"I am an old man and have known a great many troubles, but most of them never happened." and so said Mark Twain many years ago.
This is so true in Zimbabwe where, nearly every analyst is anticipating and actually talking up violence before the next elections, while those outside our borders are anticipating a peaceful election. Isn't it sad that, most Zimbabweans I have spoken to, because of their past experience, expect the future to be the same? "Zimbabweans paralyzed with fear" so read the headlines recently. Nothing can be further from the truth.
It is so awful that, even when President Mugabe stands up and a podium and talks peace, nobody wants to believe him because of the past. Okay, I do agree that it doesn't help when, soon after that, one of his minions stands up and talks about how ZANU (PF) will never allow anyone else besides our erstwhile freedom fighters to be President. This, of course, continues to fuel high expectations of a violent election and so everyone gets their pens out and writes about how violent things are going to be. The cycle continues. If and when the violence actually happens, everyone says "you see, we told you so" and life goes on. How miserable.
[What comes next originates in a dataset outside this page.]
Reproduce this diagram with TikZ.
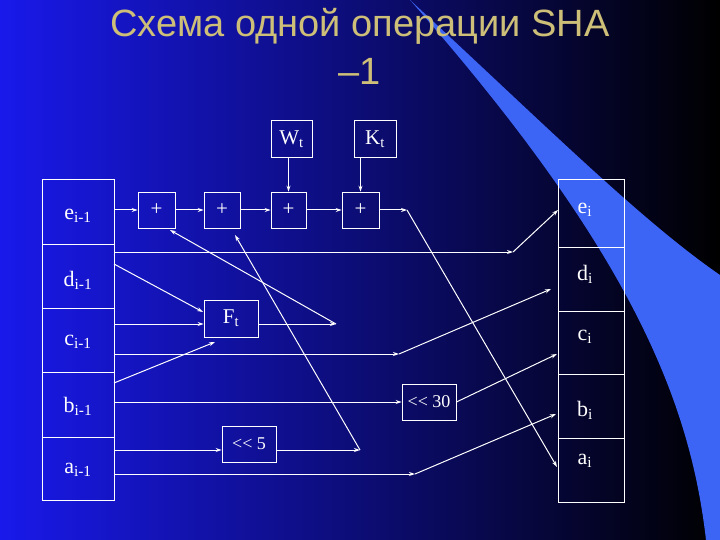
\documentclass[tikz,border=0pt]{standalone}
\usepackage{fontspec}
\setmainfont{Liberation Serif}
\newfontfamily\titlefont{Liberation Sans}
\usetikzlibrary{arrows.meta}
\definecolor{bgblue}{RGB}{25,25,235}
\definecolor{swoosh}{RGB}{60,100,245}
\definecolor{titlec}{RGB}{205,190,120}
\tikzset{
 x=1pt,y=-1pt,
 cell/.style={text=white,font=\fontsize{22}{22}\selectfont},
 opbox/.style={draw=white,line width=0.8pt,text=white,font=\fontsize{21}{21}\selectfont,inner sep=0pt},
 wire/.style={draw=white,line width=1pt,-{Stealth[length=6pt,width=4pt]}},
 frame/.style={draw=white,line width=1pt}
}
\begin{document}
\begin{tikzpicture}
\useasboundingbox (0,0) rectangle (720,540);
\shade[left color=bgblue,right color=black] (0,0) rectangle (720,540);
\fill[swoosh] (410,0) .. controls (540,120) and (640,220) .. (720,275) -- (720,540) -- (706,540) .. controls (690,400) and (630,250) .. (410,0);
\node[text=titlec,font=\titlefont\fontsize{38}{48}\selectfont,align=center] (title) at (360,46) {Схема одной операции SHA\\ –1};
\foreach \tp/\yy in {180/244,244/308,308/372,372/437,437/500}{
 \draw[frame] (42,\tp) rectangle (114,\yy);
}
\node[cell] (Le) at (78,216) {e\textsubscript{i-1}};
\node[cell] (Ld) at (78,280) {d\textsubscript{i-1}};
\node[cell] (Lc) at (78,342) {c\textsubscript{i-1}};
\node[cell] (Lb) at (78,406) {b\textsubscript{i-1}};
\node[cell] (La) at (78,470) {a\textsubscript{i-1}};
\foreach \tp/\yy in {180/247,247/311,311/374,374/438,438/502}{
 \draw[frame] (558,\tp) rectangle (624,\yy);
}
\node[cell] (Re) at (585,210) {e\textsubscript{i}};
\node[cell] (Rd) at (585,274) {d\textsubscript{i}};
\node[cell] (Rc) at (585,337) {c\textsubscript{i}};
\node[cell] (Rb) at (585,410) {b\textsubscript{i}};
\node[cell] (Ra) at (585,461) {a\textsubscript{i}};
\node[opbox,minimum width=37pt,minimum height=36pt] (p1) at (156.5,210) {+};
\node[opbox,minimum width=36pt,minimum height=36pt] (p2) at (222,210) {+};
\node[opbox,minimum width=35pt,minimum height=36pt] (p3) at (288.5,210) {+};
\node[opbox,minimum width=37pt,minimum height=36pt] (p4) at (360.5,210) {+};
\node[opbox,minimum width=41pt,minimum height=37pt] (W) at (291.5,139) {W\textsubscript{t}};
\node[opbox,minimum width=42pt,minimum height=37pt] (K) at (375,139) {K\textsubscript{t}};
\node[opbox,minimum width=54pt,minimum height=37pt] (F) at (231,318.5) {F\textsubscript{t}};
\node[opbox,minimum width=54pt,minimum height=36pt,font=\fontsize{18}{18}\selectfont] (s30) at (429,402) {<{}< 30};
\node[opbox,minimum width=54pt,minimum height=36pt,font=\fontsize{18}{18}\selectfont] (s5) at (249,444) {<{}< 5};
\coordinate (le0) at (114,210); \coordinate (e4) at (407,210); \coordinate (ai) at (557,467);
\coordinate (d0) at (114,252); \coordinate (d1) at (513,252); \coordinate (ei) at (558,210);
\coordinate (dF0) at (114,264); \coordinate (dF1) at (203,312);
\coordinate (c0) at (114,324); \coordinate (Fo) at (336,324); \coordinate (p1b) at (170,230);
\coordinate (c2) at (114,354); \coordinate (c3) at (399,354); \coordinate (di) at (551,289);
\coordinate (b0) at (114,383); \coordinate (bF) at (215,342);
\coordinate (b2) at (114,402); \coordinate (ci) at (557,354);
\coordinate (a0) at (114,450); \coordinate (s5o) at (360,450); \coordinate (p2b) at (235,235);
\coordinate (a2) at (114,474); \coordinate (a3) at (415,474); \coordinate (bi) at (556,414);
\coordinate (w3) at (p3.north); \coordinate (k4) at (p4.north);
\draw[wire] (le0) -- (p1);
\draw[wire] (p1) -- (p2);
\draw[wire] (p2) -- (p3);
\draw[wire] (p3) -- (p4);
\draw[wire] (W.south-|w3) -- (w3);
\draw[wire] (K.south-|k4) -- (k4);
\draw[wire] (p4) -- (e4);
\draw[wire] (e4) -- (ai);
\draw[wire] (d0) -- (d1);
\draw[wire] (d1) -- (ei);
\draw[wire] (dF0) -- (dF1);
\draw[wire] (c0) -- (F.west|-c0);
\draw[wire] (F.east|-Fo) -- (Fo);
\draw[wire] (Fo) -- (p1b);
\draw[wire] (c2) -- (c3);
\draw[wire] (c3) -- (di);
\draw[wire] (b0) -- (bF);
\draw[wire] (b2) -- (s30.west);
\draw[wire] (s30.east) -- (ci);
\draw[wire] (a0) -- (s5.west|-a0);
\draw[wire] (s5.east|-a0) -- (s5o);
\draw[wire] (s5o) -- (p2b);
\draw[wire] (a2) -- (a3);
\draw[wire] (a3) -- (bi);
\end{tikzpicture}
\end{document}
I think that our mantra should rather be "no elections without reforms" and all of us, progressive Zimbabweans, should shout out loud about how the lack of reforms, as anticipated in the Global Political Agreement (GPA), is intolerable and must be in place before we go to vote. Pity we can't all abstain from voting in protest because if we did, guess who would win by a landslide majority by merely busing a few hundred policemen to a polling station to vote?
Now just imagine that you had to participate in an election where, your competitor has exclusive access to the media, controls the police and calls the shots on who gets to administer the process of elections. That is exactly where we are now. Unless media reforms are in place, the police army and all the despicable minions of the incumbent are excluded from the electoral process and we might as well forget about change in Zimbabwe.
Added to that, are the unconfirmed rumors that the ANC of South Africa is assisting ZANU (PF) and advising them to use a strategy of creating exaggerated anticipations! For goodness sake that is not new, for the last 33 years we have had exaggerated anticipations and exaggerated "enemies of the state" out there ; these being those Zimbabweans that challenged the status quo.